An excerpt from a teaching called Dharma and the Western Mind by Jetsunma Ahkon Lhamo

I have found something wonderful about Westerners; we are really kind people.  I don’t know what it is about us.  Is it because we grew up and our parents told us? Is it because we heard it on the news and all the Presidents have told us and Kissinger says so and everybody knows that we are the strongest country in the world? This is what we grew up with. We think that if anybody is going to save the world that it is going to be us. Who else would it be, really?  So we have this idea that we can save the world. Are we really thinking, “Well we really have something special, we are pretty extraordinary.”  Or is it somehow that karmically a family has come together here and has the leisure to practice.  It has the opportunity to accomplish Dharma.  It even has the opportunity to make Dharma stable in a world in which it is no longer stable.  It is no longer stable in Tibet.  It is difficult in India.  It is difficult in Nepal. Could it be that a family has come together in the right place at the right time that has the opportunity to do something really terrific and somehow we know that somewhere? Are we unusual?  I know so many people that have grown up with the idea that they wanted to help people and to do something good for somebody some time.  They felt almost a sense of being chosen, that there was some meaning that would be found in this life and a sense of purpose, so many of us have had that.

I don’t know if it is unique to Westerners. I have no idea. When I talk to Tibetans they talk all the time of being of use to sentient beings. So I know that that is a meaningful concept to them but I don’t know how they approach it or how they think of it. But I know that it is a thought that somehow a part of us has hopes of ourselves, that we will do something useful.  We look at the world and we feel genuinely sorry.  We have a big brother or a big sister attitude.  We may not have an easy time looking at our suffering but we can see that other people are having a rough time. Sometimes we can’t even relate to the issues that make the times rough but we can try to help. Sometimes we mess it up worse than before, we really complicate things when we try to help and we have that knee jerk reaction without even understanding what the causes are. Nevertheless we feel that we can help.

I found therefore that in teaching Westerners this is a very important and central thing to understand, that the Buddha teaches us to be of use, to be of benefit to sentient beings.  The Buddha teaches us that if you cannot be of use at least do no harm.  But in Vajrayana Buddhism and Mahayana Buddhism you are actually asked to consider that other sentient beings are more important than you are by virtue of the fact that there are many of them and only one of you and that the name of the game is the end of suffering.

We are taught to love, I mean really love, which means defining love in new ways.  We are taught that we are supposed to be on fire with it and know it is possible in order to practice Dharma correctly and purely.
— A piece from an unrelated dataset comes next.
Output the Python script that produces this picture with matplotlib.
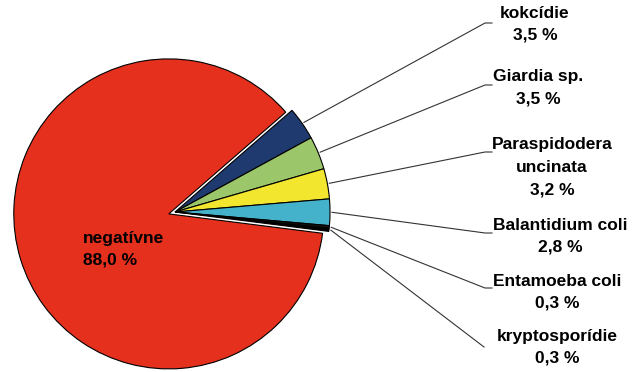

We have to think only of that which can be of benefit to beings and to bring about the end of suffering, only that is important.  I have found that Westerners are moved by that, and they are stabilized in their path.

Those of you who are familiar with the center know that we have a twenty-four hour a day prayer vigil that has been running since 1985.  There is never a time when there is not someone here, undertaking prayer for all sentient beings.  I have been delighted and warmed to see how deeply my students respond to that job.  They take it very seriously.  They adopt the idea that if there is no-one else at least there is me, and pitiful as I am I am still going to give it my best shot to do something virtuous in order to be of use to sentient beings.  I am going to try to help.  That has been a great stabilizer on the path.

For those who have turned their minds in such a way that they care more for the welfare of sentient beings and are greatly motivated by the end of suffering, their hearts are warm with it and their minds are gentled with it. They will practice in order to benefit beings.  You can’t stop them.  Yet even for my long time students I find that those who haven’t quite got that, remain up and down about practice. It varies and they need inspiration, and they need someone to take them by the hand and help them to stay on the straight and narrow.  Once we really learn to love in this profound and universal sense, there is no turning back.  We are touched and we are changed.